Whenever I remove myself from human society in order to get some serious writing done, I expect my mood to nosedive. In this instance, shut in a small cabin with the dog and the novel and a woodstove, I have not helped myself with my choice of reading material--Jonathan Safran Foer's Extremely Loud & Incredibly Close and, read by the author on CD, Beloved. This is my first exposure to Foer, and while, 230 pages into the book, Oskar Schell is irresistible, Foer's stylistic and typographical experiments are not (he might find this funny--my copy from the San Francisco Public Library has a handwritten note indicating that there is "writing on pp. 208-216"). Toni Morrison's mostly whispered performance of Beloved is devastating when it isn't totally inaudible. Toni, speak up!

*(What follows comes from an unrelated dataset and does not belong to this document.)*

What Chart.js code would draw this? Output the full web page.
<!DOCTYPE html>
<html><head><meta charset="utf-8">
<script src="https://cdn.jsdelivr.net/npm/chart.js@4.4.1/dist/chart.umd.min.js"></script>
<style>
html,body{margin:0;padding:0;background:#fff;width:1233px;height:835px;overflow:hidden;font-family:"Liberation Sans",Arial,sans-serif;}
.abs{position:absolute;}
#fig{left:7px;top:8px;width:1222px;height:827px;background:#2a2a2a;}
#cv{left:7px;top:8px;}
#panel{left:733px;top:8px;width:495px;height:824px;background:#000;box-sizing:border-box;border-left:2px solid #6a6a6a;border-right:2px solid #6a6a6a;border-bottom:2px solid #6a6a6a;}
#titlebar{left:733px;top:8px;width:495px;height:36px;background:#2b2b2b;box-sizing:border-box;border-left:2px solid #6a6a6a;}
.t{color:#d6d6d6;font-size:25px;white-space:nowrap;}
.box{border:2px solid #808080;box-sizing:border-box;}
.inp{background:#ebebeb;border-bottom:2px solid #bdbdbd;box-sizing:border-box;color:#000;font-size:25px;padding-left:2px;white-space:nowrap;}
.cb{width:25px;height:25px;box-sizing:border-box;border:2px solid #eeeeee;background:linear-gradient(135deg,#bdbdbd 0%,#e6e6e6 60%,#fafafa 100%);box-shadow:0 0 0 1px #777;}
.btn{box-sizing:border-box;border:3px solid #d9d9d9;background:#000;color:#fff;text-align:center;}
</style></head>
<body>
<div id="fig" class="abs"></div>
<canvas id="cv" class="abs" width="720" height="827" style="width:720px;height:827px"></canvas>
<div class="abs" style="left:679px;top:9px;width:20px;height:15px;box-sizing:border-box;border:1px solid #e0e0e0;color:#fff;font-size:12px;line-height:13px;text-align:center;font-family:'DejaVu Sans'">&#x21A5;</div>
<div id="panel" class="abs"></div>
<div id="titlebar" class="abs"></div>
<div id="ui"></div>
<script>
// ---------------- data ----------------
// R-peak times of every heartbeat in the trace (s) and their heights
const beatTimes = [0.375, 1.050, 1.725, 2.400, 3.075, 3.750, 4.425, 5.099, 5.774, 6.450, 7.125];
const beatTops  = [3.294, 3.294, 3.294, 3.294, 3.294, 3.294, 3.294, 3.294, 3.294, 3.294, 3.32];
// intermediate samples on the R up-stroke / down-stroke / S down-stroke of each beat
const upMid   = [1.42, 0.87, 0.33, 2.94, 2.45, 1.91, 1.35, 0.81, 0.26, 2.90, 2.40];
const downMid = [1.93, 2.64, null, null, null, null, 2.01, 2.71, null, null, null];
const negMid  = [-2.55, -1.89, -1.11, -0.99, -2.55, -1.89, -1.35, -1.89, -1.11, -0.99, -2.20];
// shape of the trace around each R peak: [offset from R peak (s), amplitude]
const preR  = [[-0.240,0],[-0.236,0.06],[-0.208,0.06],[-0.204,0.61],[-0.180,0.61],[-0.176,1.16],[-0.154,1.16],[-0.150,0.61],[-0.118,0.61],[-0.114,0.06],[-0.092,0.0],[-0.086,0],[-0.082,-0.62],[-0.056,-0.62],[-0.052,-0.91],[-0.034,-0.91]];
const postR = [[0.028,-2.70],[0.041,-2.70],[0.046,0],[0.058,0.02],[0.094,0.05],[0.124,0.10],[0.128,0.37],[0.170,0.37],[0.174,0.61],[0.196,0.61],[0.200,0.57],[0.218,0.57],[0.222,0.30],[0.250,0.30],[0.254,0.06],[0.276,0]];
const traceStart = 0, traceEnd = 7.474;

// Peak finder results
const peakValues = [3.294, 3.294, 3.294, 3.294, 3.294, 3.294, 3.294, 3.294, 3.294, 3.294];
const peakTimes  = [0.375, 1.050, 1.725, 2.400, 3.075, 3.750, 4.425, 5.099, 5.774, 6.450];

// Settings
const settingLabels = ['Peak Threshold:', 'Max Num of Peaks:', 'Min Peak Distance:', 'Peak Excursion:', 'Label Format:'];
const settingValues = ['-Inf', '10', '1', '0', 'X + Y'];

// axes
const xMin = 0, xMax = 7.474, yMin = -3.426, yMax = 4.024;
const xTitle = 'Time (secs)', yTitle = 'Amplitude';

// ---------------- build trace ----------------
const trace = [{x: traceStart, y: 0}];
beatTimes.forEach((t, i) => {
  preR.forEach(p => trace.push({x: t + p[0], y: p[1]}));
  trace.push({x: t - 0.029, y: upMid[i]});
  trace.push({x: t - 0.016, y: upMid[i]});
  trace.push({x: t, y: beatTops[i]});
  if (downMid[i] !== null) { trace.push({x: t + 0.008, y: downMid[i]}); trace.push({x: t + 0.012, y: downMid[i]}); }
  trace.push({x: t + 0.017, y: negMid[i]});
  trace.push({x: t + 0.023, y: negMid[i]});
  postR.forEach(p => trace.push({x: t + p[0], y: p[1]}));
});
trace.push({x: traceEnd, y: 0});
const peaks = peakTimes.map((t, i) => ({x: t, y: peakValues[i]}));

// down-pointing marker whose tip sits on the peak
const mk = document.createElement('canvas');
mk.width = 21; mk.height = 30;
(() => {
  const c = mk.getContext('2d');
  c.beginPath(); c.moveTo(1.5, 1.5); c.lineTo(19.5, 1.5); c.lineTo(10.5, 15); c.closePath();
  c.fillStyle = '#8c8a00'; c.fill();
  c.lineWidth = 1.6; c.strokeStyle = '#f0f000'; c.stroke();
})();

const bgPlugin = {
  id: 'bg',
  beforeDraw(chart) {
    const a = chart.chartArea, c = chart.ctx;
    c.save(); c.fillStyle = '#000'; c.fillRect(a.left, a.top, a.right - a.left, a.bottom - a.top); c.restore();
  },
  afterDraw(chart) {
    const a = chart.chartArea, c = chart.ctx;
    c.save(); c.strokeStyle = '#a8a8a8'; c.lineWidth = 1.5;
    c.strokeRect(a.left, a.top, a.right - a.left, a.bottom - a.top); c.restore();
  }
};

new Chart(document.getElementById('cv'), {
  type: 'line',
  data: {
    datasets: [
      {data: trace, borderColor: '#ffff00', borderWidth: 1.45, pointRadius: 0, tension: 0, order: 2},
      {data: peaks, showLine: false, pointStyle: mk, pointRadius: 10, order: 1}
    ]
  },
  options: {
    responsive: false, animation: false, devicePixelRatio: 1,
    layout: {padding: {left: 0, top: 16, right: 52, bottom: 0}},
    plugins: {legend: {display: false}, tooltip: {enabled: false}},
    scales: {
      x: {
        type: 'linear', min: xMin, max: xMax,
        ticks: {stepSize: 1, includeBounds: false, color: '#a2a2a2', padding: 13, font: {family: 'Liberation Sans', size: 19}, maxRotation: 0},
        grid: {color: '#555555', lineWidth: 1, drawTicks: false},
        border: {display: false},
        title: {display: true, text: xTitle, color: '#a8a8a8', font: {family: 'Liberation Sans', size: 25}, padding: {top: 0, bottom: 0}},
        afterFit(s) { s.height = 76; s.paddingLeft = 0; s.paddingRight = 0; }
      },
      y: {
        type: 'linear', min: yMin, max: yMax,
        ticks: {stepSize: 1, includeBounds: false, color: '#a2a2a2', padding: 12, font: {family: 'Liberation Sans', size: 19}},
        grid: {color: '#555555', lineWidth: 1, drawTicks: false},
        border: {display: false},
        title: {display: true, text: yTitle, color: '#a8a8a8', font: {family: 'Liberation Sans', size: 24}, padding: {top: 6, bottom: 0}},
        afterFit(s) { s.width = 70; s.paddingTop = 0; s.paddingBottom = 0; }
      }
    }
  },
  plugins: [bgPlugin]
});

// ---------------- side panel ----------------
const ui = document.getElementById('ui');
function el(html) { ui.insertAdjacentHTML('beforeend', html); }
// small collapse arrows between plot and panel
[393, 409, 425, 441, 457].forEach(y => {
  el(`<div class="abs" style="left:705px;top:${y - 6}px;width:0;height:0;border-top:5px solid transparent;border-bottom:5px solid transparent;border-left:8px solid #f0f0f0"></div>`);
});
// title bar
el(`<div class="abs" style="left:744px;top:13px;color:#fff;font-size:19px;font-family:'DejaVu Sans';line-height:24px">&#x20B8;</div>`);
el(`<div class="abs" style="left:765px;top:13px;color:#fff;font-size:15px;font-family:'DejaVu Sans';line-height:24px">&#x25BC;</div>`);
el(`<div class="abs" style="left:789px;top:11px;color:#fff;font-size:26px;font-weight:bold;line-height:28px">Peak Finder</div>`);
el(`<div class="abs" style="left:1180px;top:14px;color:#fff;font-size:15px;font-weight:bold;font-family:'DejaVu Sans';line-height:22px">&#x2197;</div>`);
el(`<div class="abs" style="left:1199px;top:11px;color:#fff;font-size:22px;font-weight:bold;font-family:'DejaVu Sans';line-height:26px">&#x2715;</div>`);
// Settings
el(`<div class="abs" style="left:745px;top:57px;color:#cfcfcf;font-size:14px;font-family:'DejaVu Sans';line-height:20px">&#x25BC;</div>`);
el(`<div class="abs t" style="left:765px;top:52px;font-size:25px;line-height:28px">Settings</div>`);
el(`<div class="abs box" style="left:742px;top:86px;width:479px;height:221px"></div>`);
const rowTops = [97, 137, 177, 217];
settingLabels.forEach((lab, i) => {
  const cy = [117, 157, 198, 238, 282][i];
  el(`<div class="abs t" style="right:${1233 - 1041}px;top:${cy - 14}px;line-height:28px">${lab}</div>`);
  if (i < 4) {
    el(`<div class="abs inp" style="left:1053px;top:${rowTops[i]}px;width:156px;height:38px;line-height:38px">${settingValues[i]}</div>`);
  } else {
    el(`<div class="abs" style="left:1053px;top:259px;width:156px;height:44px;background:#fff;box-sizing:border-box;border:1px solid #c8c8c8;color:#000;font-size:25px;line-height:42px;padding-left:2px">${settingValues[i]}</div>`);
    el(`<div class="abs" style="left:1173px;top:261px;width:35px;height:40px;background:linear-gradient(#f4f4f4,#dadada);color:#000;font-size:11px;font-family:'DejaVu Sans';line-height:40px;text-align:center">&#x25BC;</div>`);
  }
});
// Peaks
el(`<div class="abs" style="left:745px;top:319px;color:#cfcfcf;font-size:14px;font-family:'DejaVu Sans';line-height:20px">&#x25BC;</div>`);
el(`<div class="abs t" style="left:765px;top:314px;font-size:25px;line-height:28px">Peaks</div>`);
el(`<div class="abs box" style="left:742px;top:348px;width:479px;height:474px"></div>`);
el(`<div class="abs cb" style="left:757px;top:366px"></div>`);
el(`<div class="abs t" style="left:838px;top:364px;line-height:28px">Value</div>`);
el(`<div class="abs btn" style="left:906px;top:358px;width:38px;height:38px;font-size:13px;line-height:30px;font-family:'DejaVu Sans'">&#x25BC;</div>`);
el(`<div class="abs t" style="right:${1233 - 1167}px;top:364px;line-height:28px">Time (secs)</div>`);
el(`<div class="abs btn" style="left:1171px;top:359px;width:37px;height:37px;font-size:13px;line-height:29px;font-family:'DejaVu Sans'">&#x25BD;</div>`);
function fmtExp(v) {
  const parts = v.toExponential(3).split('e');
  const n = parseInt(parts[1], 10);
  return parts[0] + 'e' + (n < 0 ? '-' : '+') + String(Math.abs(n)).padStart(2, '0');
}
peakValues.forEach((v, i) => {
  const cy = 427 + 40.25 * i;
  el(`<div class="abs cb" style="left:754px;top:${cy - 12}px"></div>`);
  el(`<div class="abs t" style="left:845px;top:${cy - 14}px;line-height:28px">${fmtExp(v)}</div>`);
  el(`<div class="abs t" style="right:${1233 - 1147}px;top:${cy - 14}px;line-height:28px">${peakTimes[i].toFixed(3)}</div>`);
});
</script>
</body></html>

Don't you know everyone's listening to this in the car?
Between American slavery, 9/11 and the firebombing of Dresden, who needs Seasonal Affective Disorder? I am counterbalancing all of the above with five-hour pool-playing sessions with Pierrot across the valley, every other night, and, on alternate nights, practicing the Tchaikovsky violin concerto, whose first movement is the happiest music written after the death of Schubert. Ludicrous piling on of intense, throbbing, cherry-popping, Ecstasy-fueled happiness! If Tchaikovsky were alive today he'd be writing music for circuit parties.
Which is such a good segue to the other thing I read today--Steve Martin's personal essay in the New Yorker about his first regular comedy gig, at Knott's Berry Farm in the 60s. It includes this vignette:
Working on a college project about Charles Ives, (college roommate) Phil (Carey) landed an interview with Aaron Copland...Three days after we left Los Angeles, Phil and I arrived at Copland's house, a low-slung A-frame with floor-to-ceiling windows, in a dappled forest by the road. We knocked on the door, Copland answered, and over his shoulder we saw a group of men sitting in the living room wearing what looked like skimpy black thongs. He escorted us back to a flagstone patio, where I had the demanding job of turning the tape recorder on and off while Phil asked questions about Copland's creative process. We emerged a half hour later with the coveted interview and got in the car, never mentioning the men in skimpy black thongs, because, like trigonometry, we couldn't quite comprehend it.I know next to nothing about Copland's life, but in my imagination he was the nerdy bookish side-kick to Lenny's high-living, dry-fucking, student-molesting sot. It really warmed my heart to learn that Copland was getting his share of scandal and thong.
The other lovely thing from the Martin essay:
Through the years, I have learned that there is no harm in charging oneself up with delusions between moments of valid inspiration.I will take comfort in this while both are in short supply.